In a previous blog [Coping Skills - #2A - Active Listening], I observed that textual and electronic communications ( such as letters, e-mail and text messaging, which contain no body language or voice inflections) can be the source of misinterpretations resulting in devastating misunderstandings, both in commerce and romance. These types of communications mimic the difficulty that those of us with schizophrenia encounter every day in conversations with others because we often have difficulty interpreting body language and voice inflections. Oddly the use of e-mail and text messaging for us has the effect of leveling the playing field. No one has an advantage by being able to more accurately interpret body language and voice inflections because these clues simply are not available.
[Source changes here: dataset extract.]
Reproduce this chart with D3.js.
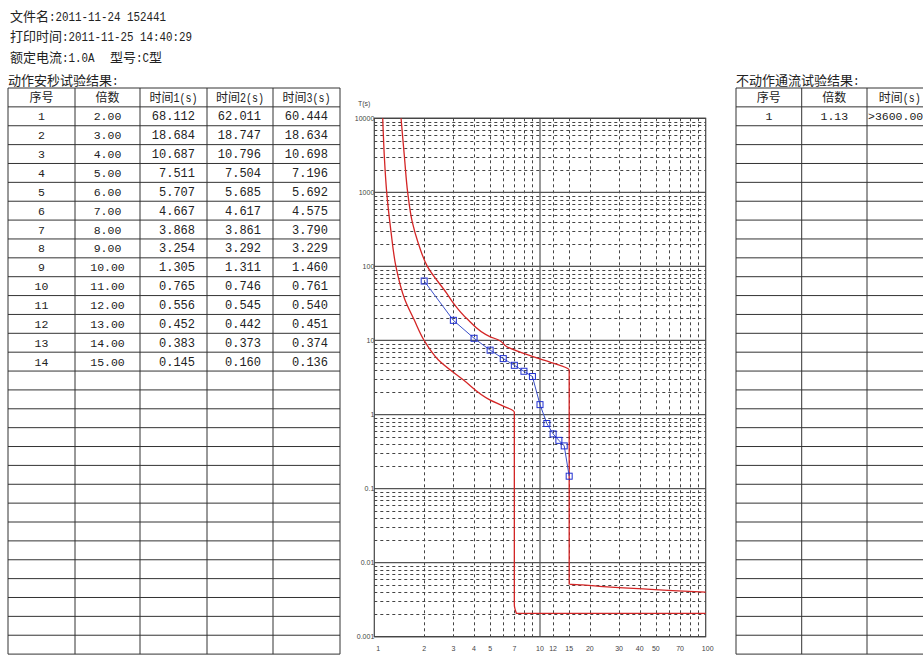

And finally, I suggested that Active Listening is a technique which those of us with schizophrenia can use to offset the trouble we experience in interpreting body language and voice inflections in conversations with others. In fact, because others often do not listen carefully, our use of Active Listening may actually provide us with an advantage.

* * *

For a whole host of reasons, in conversation people often do not say precisely what they mean, which can lead to misunderstanding and confusion. Active Listening is a technique used in conversations with others in which successive questions or statements of clarification are used by the listener to hone in on what others really mean. Active Listening itself uses a technique called Successive Approximations. When someone else makes a statement that can be misinterpreted, the listener simply asks for clarification or paraphrases what the speaker has said and asks if this is what the speaker meant. By using a series of such questions or statements the listener can approximate ever more closely what the speaker means, thereby lessening the possibility of a misunderstanding.

 

Let me use a fictitious example of how this works.

* * *

I joined a circle of men at a cocktail party just in time to hear the host, Joe, make the comment - "I wish my mother-in-law would get run over by a bloody bus."

 

Joe took a shot of scotch down in a single swallow, slammed his glass down and reached for a bottle of Chivas Regal on the counter.

 

No one said anything.

 

"What kind of bus?" I finally asked.

 

"That's an odd question," Joe said, looking as if he was ready to make an issue of it. "What do you mean, ‘what kind of a bus'?"

 

"Well, you said you wanted a bus to run over your mother-in-law. I was wondering if a city bus would do, or maybe a school bus so that your kids could watch."